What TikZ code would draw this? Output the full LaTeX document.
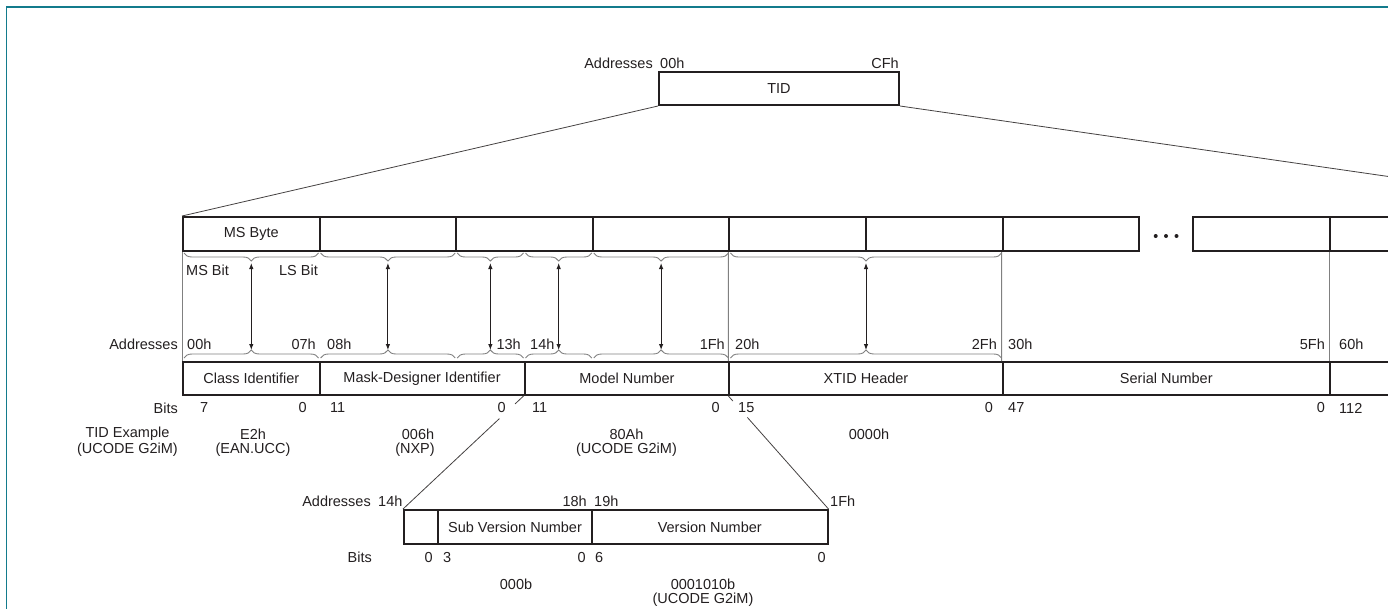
\documentclass[tikz,border=0pt]{standalone}
\usepackage{fontspec}
\setmainfont{Liberation Sans}
\usetikzlibrary{decorations.pathreplacing,calc,arrows.meta}
\definecolor{ink}{HTML}{231F20}
\definecolor{gline}{HTML}{808080}
\definecolor{framec}{HTML}{137B8C}
\begin{document}
\begin{tikzpicture}[x=1pt,y=-1pt, font=\fontsize{14.5}{17}\selectfont, text=ink,
  box/.style={draw=ink, line width=2pt, minimum height=34pt, inner sep=0pt},
  lb/.style={inner sep=0pt},
  gl/.style={draw=gline, line width=0.9pt},
  cn/.style={draw=ink!85, line width=0.8pt},
  brc/.style={draw=gline, line width=0.9pt, decorate},
  arr/.style={{Latex[length=6pt,width=4.5pt]}-{Latex[length=6pt,width=4.5pt]}, draw=ink, line width=0.9pt},
  framel/.style={draw=framec, line width=1.6pt}]
\useasboundingbox (0,0) rectangle (1388,608);
\clip (0,0) rectangle (1388,608);
% frame
\draw[framel] (6.5,620) -- (6.5,7) -- (1400,7);
% TID
\node[box, minimum width=240pt, minimum height=33pt] (tid) at (779,88.5) {TID};
\node[lb, anchor=east] (ta) at (653,63) {Addresses};
\node[lb, anchor=west] (t0) at (660,63) {00h};
\node[lb, anchor=east] (t1) at (899,63) {CFh};
% byte row
\node[box, minimum width=136.6pt] (b1) at (251.3,234) {MS Byte};
\node[box, minimum width=136.6pt] (b2) at (387.9,234) {};
\node[box, minimum width=136.6pt] (b3) at (524.5,234) {};
\node[box, minimum width=136.6pt] (b4) at (661.1,234) {};
\node[box, minimum width=136.6pt] (b5) at (797.7,234) {};
\node[box, minimum width=136.6pt] (b6) at (934.3,234) {};
\node[box, minimum width=136.6pt] (b7) at (1070.9,234) {};
\node[box, minimum width=137pt] (b8) at (1261.5,234) {};
\node[box, minimum width=136.6pt] (b9) at (1398.3,234) {};
\fill[ink] (1155.7,236) circle (2pt) (1166,236) circle (2pt) (1176.5,236) circle (2pt);
% connectors from TID
\coordinate (rc) at (1669,217);
\draw[cn] (tid.south west) -- (b1.north west);
\draw[cn] (tid.south east) -- (rc);
% field row
\node[box, minimum width=136.6pt, minimum height=33pt] (f1) at (251.3,378.5) {Class Identifier};
\node[box, minimum width=204.9pt, minimum height=33pt] (f2) at (422.05,378.5) {Mask-Designer Identifier};
\node[box, minimum width=204.9pt, minimum height=33pt] (f3) at (626.95,378.5) {Model Number};
\node[box, minimum width=273.2pt, minimum height=33pt] (f4) at (866,378.5) {XTID Header};
\node[box, minimum width=327.4pt, minimum height=33pt] (f5) at (1166.3,378.5) {Serial Number};
\node[box, minimum width=136.6pt, minimum height=33pt] (f6) at (1398.3,378.5) {};
% gray verticals
\draw[gl] (b1.south west) -- (f1.north west);
\draw[gl] (b5.south west) -- (f4.north west);
\draw[gl] (b7.south west) -- (f5.north west);
\draw[gl] (b9.south west) -- (f6.north west);
% braces and arrows
\foreach \a/\b [count=\i] in {183/319.6, 319.6/456.2, 456.2/524.5, 524.5/592.8, 592.8/729.4, 729.4/1002.6} {
  \draw[brc, decoration={brace, amplitude=8pt, mirror}] (\a+1,253) -- (\b-1,253);
  \draw[brc, decoration={brace, amplitude=8pt}] (\a+1,358) -- (\b-1,358);
  \coordinate (u\i) at ({(\a+\b)/2},263);
  \coordinate (l\i) at ({(\a+\b)/2},350);
  \draw[arr] (u\i) -- (l\i);
}
\node[lb, anchor=west] (msb) at (186,270) {MS Bit};
\node[lb, anchor=east] (lsb) at (318,270) {LS Bit};
% address row
\node[lb, anchor=east] (aa) at (178,344) {Addresses};
\node[lb, anchor=west] (a1) at (187,344) {00h};
\node[lb, anchor=east] (a2) at (316,344) {07h};
\node[lb, anchor=west] (a3) at (327,344) {08h};
\node[lb, anchor=east] (a4) at (521,344) {13h};
\node[lb, anchor=west] (a5) at (530,344) {14h};
\node[lb, anchor=east] (a6) at (725,344) {1Fh};
\node[lb, anchor=west] (a7) at (735,344) {20h};
\node[lb, anchor=east] (a8) at (997,344) {2Fh};
\node[lb, anchor=west] (a9) at (1008,344) {30h};
\node[lb, anchor=east] (a10) at (1325,344) {5Fh};
\node[lb, anchor=west] (a11) at (1339,344) {60h};
% bits row
\node[lb, anchor=east] (bb) at (178,408) {Bits};
\node[lb, anchor=west] (n1) at (200,408) {7};
\node[lb, anchor=east] (n2) at (307,408) {0};
\node[lb, anchor=west] (n3) at (330,408) {11};
\node[lb, anchor=east] (n4) at (506,408) {0};
\node[lb, anchor=west] (n5) at (532,408) {11};
\node[lb, anchor=east] (n6) at (720,408) {0};
\node[lb, anchor=west] (n7) at (738,408) {15};
\node[lb, anchor=east] (n8) at (993,408) {0};
\node[lb, anchor=west] (n9) at (1008,408) {47};
\node[lb, anchor=east] (n10) at (1325,408) {0};
\node[lb, anchor=west] (n11) at (1339,408) {112};
% TID example
\node[lb] (e0) at (127.5,434) {TID Example};
\node[lb] (e0b) at (127.5,450) {(UCODE G2iM)};
\node[lb] (e1) at (253,434) {E2h};
\node[lb] (e1b) at (253,450) {(EAN.UCC)};
\node[lb] (e2) at (418,434) {006h};
\node[lb] (e2b) at (415,450) {(NXP)};
\node[lb] (e3) at (626.5,434) {80Ah};
\node[lb] (e3b) at (626.5,450) {(UCODE G2iM)};
\node[lb] (e4) at (869,434) {0000h};
% sub box
\node[box, minimum width=34pt] (s1) at (421,527) {};
\node[box, minimum width=154pt] (s2) at (515,527) {Sub Version Number};
\node[box, minimum width=235.5pt] (s3) at (709.75,527) {Version Number};
\draw[cn] (f3.south west) -- ($(f3.south west)!0.07!(s1.north west)$);
\draw[cn] ($(f3.south west)!0.2!(s1.north west)$) -- (s1.north west);
\draw[cn] (f4.south west) -- ($(f4.south west)!0.045!(s3.north east)$);
\draw[cn] ($(f4.south west)!0.19!(s3.north east)$) -- (s3.north east);
\node[lb, anchor=east] (sa) at (371,501) {Addresses};
\node[lb, anchor=west] (sa1) at (378,501) {14h};
\node[lb, anchor=east] (sa2) at (587,501) {18h};
\node[lb, anchor=west] (sa3) at (594,501) {19h};
\node[lb, anchor=west] (sa4) at (830,501) {1Fh};
\node[lb, anchor=east] (sb) at (372,557) {Bits};
\node[lb, anchor=east] (sb1) at (433,557) {0};
\node[lb, anchor=west] (sb2) at (443,557) {3};
\node[lb, anchor=east] (sb3) at (586,557) {0};
\node[lb, anchor=west] (sb4) at (595,557) {6};
\node[lb, anchor=east] (sb5) at (826,557) {0};
\node[lb] (se1) at (516,584) {000b};
\node[lb] (se2) at (703,584) {0001010b};
\node[lb] (se3) at (703,600) {(UCODE G2iM)};
\end{tikzpicture}
\end{document}
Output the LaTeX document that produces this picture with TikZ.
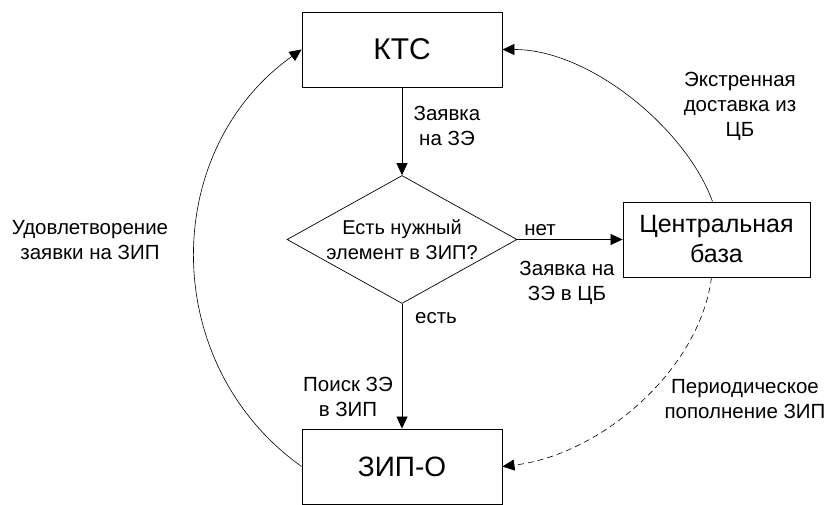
\documentclass[tikz,border=0pt]{standalone}
\usepackage{fontspec}
\setmainfont{Liberation Sans}
\usetikzlibrary{shapes.geometric,arrows.meta,calc}
\begin{document}
\begin{tikzpicture}[x=1pt,y=-1pt,
  box/.style={draw, line width=0.9pt, inner sep=0pt, align=center},
  lbl/.style={align=center, inner sep=0pt, font=\fontsize{20.5}{25}\selectfont},
  arr/.style={line width=0.7pt, -{Triangle[length=12pt,width=11pt]}},
  conn/.style={line width=0.6pt, -{Triangle[length=12pt,width=11pt]}}]
\useasboundingbox (0,0) rectangle (830,505);
\node[box, minimum width=200pt, minimum height=75pt, font=\fontsize{30}{36}\selectfont] (ktc) at (402,49.5) {КТС};
\node[box, draw, shape=diamond, aspect=1.8, minimum width=230pt, minimum height=128pt, line width=0.7pt, font=\fontsize{20}{25}\selectfont] (dec) at (402,239.5) {Есть нужный\\элемент в ЗИП?};
\node[box, minimum width=187pt, minimum height=75pt, font=\fontsize{25}{30}\selectfont] (cb) at (716.5,239.5) {Центральная\\база};
\node[box, minimum width=200pt, minimum height=75pt, font=\fontsize{28}{34}\selectfont] (zip) at (402,466.5) {ЗИП-О};
\draw[arr] (ktc.south) -- (dec.north);
\draw[arr] (dec.east) -- (cb.west);
\draw[arr] (dec.south) -- (zip.north);
\draw[conn] (zip.west) .. controls +(-142.5,-101.7) and +(-142.5,101.7) .. (ktc.west);
\draw[conn] ($(cb.north)+(-4,0)$) .. controls +(-26,-72) and +(88,0) .. (ktc.east);
\draw[conn, dash pattern=on 6pt off 4pt] ($(cb.south)+(-5,0)$) .. controls +(-12,93) and +(98,-11.5) .. (zip.east);
\node[lbl] (l1) at (447,126) {Заявка\\на ЗЭ};
\node[lbl] (l2) at (540,230) {нет};
\node[lbl] (l3) at (567,283) {Заявка на\\ЗЭ в ЦБ};
\node[lbl] (l4) at (436,318) {есть};
\node[lbl] (l5) at (348,397) {Поиск ЗЭ\\в ЗИП};
\node[lbl] (l6) at (745,399) {Периодическое\\пополнение ЗИП};
\node[lbl] (l7) at (740,106) {Экстренная\\доставка из\\ЦБ};
\node[lbl] (l8) at (90,240) {Удовлетворение\\заявки на ЗИП};
\end{tikzpicture}
\end{document}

········

• **STATED PROBLEM**
Find the lines containing "this" and pull them out.

• **EXPECTED ANSWER**
What TikZ code would draw this? Output the full LaTeX document.
Output the LaTeX document that produces this picture with TikZ.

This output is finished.